Brock Jones

Poetry

Brock Jones is an assistant professor of English at Utah Valley University and the author of Cenotaph (University of Arkansas Press, 2016), a finalist in the 2016 Miller Williams Poetry Prize. His poems have appeared or are forthcoming in the Iowa Review, Lunch Ticket, Ninth Letter online, Poetry Daily, Raleigh Review, Sugar House Review, War Literature and the Arts, and others. He received a PhD in Literature and Creative Writing from the University of Utah. He’s a veteran of the U.S. Army and served three tours of duty in Iraq and one in Afghanistan. He currently lives with his wife and daughter in Utah.

Cardiology

With the model heart’s double doors cracked
open, its network of ventricles and veins
exposed in the doctor’s palms

he walks us through circulation, pointing
out where my blood backflows and eddies
at the base of the aorta thanks to a stuttering valve.

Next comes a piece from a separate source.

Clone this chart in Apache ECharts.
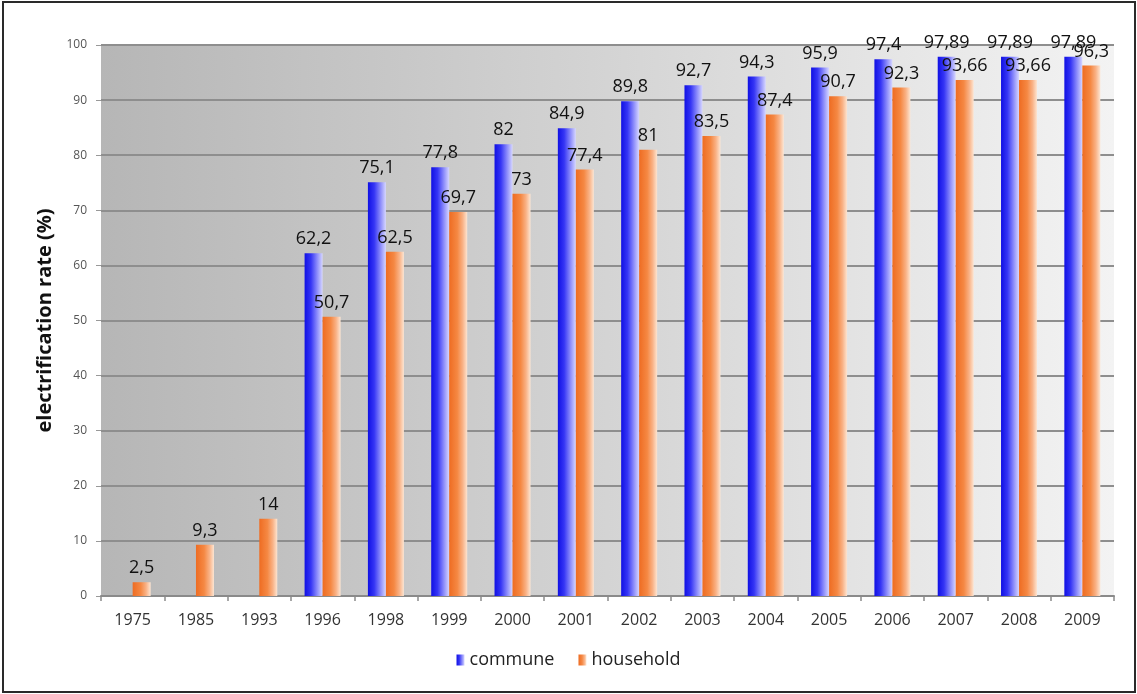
<!DOCTYPE html>
<html>
<head>
<meta charset="utf-8">
<script src="https://cdn.jsdelivr.net/npm/echarts@6/dist/echarts.min.js"></script>
<style>
  html, body { margin: 0; padding: 0; background: #fff; }
  #frame { position: absolute; left: 2px; top: 1px; width: 1134px; height: 692px; box-sizing: border-box; border: 2px solid #2a2a2a; }
  #chart { position: absolute; left: 0; top: 0; width: 1137px; height: 694px; }
</style>
</head>
<body>
<div id="chart"></div>
<div id="frame"></div>
<script>
// Electrification rate by year
const years = ['1975','1985','1993','1996','1998','1999','2000','2001','2002','2003','2004','2005','2006','2007','2008','2009'];
const commune = [null, null, null, 62.2, 75.1, 77.8, 82, 84.9, 89.8, 92.7, 94.3, 95.9, 97.4, 97.89, 97.89, 97.89];
const household = [2.5, 9.3, 14, 50.7, 62.5, 69.7, 73, 77.4, 81, 83.5, 87.4, 90.7, 92.3, 93.66, 93.66, 96.3];
const yTicks = [0, 10, 20, 30, 40, 50, 60, 70, 80, 90, 100];

const FONT = '"Open Sans", "Noto Sans", sans-serif';

function hGrad(stops) {
  return new echarts.graphic.LinearGradient(0, 0, 1, 0,
    stops.map(function (s) { return { offset: s[0], color: s[1] }; }));
}
const blueFill = hGrad([[0, '#1010e4'], [0.35, '#3535f5'], [0.7, '#8c8cfb'], [1, '#d6d6ff']]);
const orangeFill = hGrad([[0, '#ee6c22'], [0.45, '#f58843'], [0.75, '#f9b286'], [1, '#fde5d2']]);

const valueLabel = {
  show: true,
  position: 'top',
  distance: 5,
  color: '#111',
  fontFamily: FONT,
  fontSize: 18,
  formatter: function (p) { return String(p.value).replace('.', ','); }
};

const chart = echarts.init(document.getElementById('chart'), null, { renderer: 'canvas' });
chart.setOption({
  animation: false,
  backgroundColor: '#fff',
  grid: {
    left: 101, right: 23, top: 45, bottom: 98,
    show: true,
    borderWidth: 0,
    backgroundColor: new echarts.graphic.LinearGradient(0, 0, 1, 0, [
      { offset: 0, color: '#b6b6b6' },
      { offset: 0.5, color: '#d4d4d4' },
      { offset: 1, color: '#f3f3f3' }
    ])
  },
  legend: {
    bottom: 20,
    left: 'center',
    itemWidth: 8,
    itemHeight: 11,
    itemGap: 24,
    icon: 'rect',
    textStyle: { fontFamily: FONT, fontSize: 18, color: '#222' },
    data: ['commune', 'household']
  },
  xAxis: {
    type: 'category',
    data: years,
    boundaryGap: true,
    axisLine: { show: true, lineStyle: { color: '#8a8a8a', width: 2 } },
    axisTick: { show: true, length: 5, lineStyle: { color: '#8a8a8a', width: 1.5 } },
    axisLabel: { margin: 16, color: '#333', fontFamily: FONT, fontSize: 16 }
  },
  yAxis: {
    type: 'value',
    min: yTicks[0],
    max: yTicks[yTicks.length - 1],
    interval: 10,
    name: 'electrification rate (%)',
    nameLocation: 'middle',
    nameGap: 46,
    nameTextStyle: { fontFamily: FONT, fontSize: 20, fontWeight: 'bold', color: '#111' },
    axisLine: { show: false },
    axisTick: { show: true, length: 5, lineStyle: { color: '#999', width: 1 } },
    axisLabel: { margin: 14, color: '#555', fontFamily: FONT, fontSize: 12 },
    splitLine: { show: true, lineStyle: { color: '#8e8e8e', width: 2 } }
  },
  series: [
    {
      name: 'commune',
      type: 'bar',
      data: commune,
      barWidth: 18,
      barGap: '0%',
      itemStyle: { color: blueFill },
      label: valueLabel
    },
    {
      name: 'household',
      type: 'bar',
      data: household,
      barWidth: 18,
      barGap: '0%',
      itemStyle: { color: orangeFill },
      label: valueLabel
    }
  ]
});
</script>
</body>
</html>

Now we keep an eye on it, he says, placing the heart
back on its shelf. Later, we wait in the atrium
for an elevator. At least we know

you keep insisting. Better we know than not.
You stand at the water’s edge seeking my response
but I’m still treading that ultrasound’s

black river, bicuspid inheritance in stark white.
How strange now to feel the cadences

of this my plastic heart, one malformed
valve mawing like the mouth of a fish
caught and tossed on the shore.

In my late thirties, just prior to my fourth deployment, I was diagnosed with bicuspid aortic valve, a congenital heart-valve defect that had escaped detection by doctors and nearly 15 years of regular military health screenings. This particular poem came out of my initial attempts at coming to terms with the diagnosis.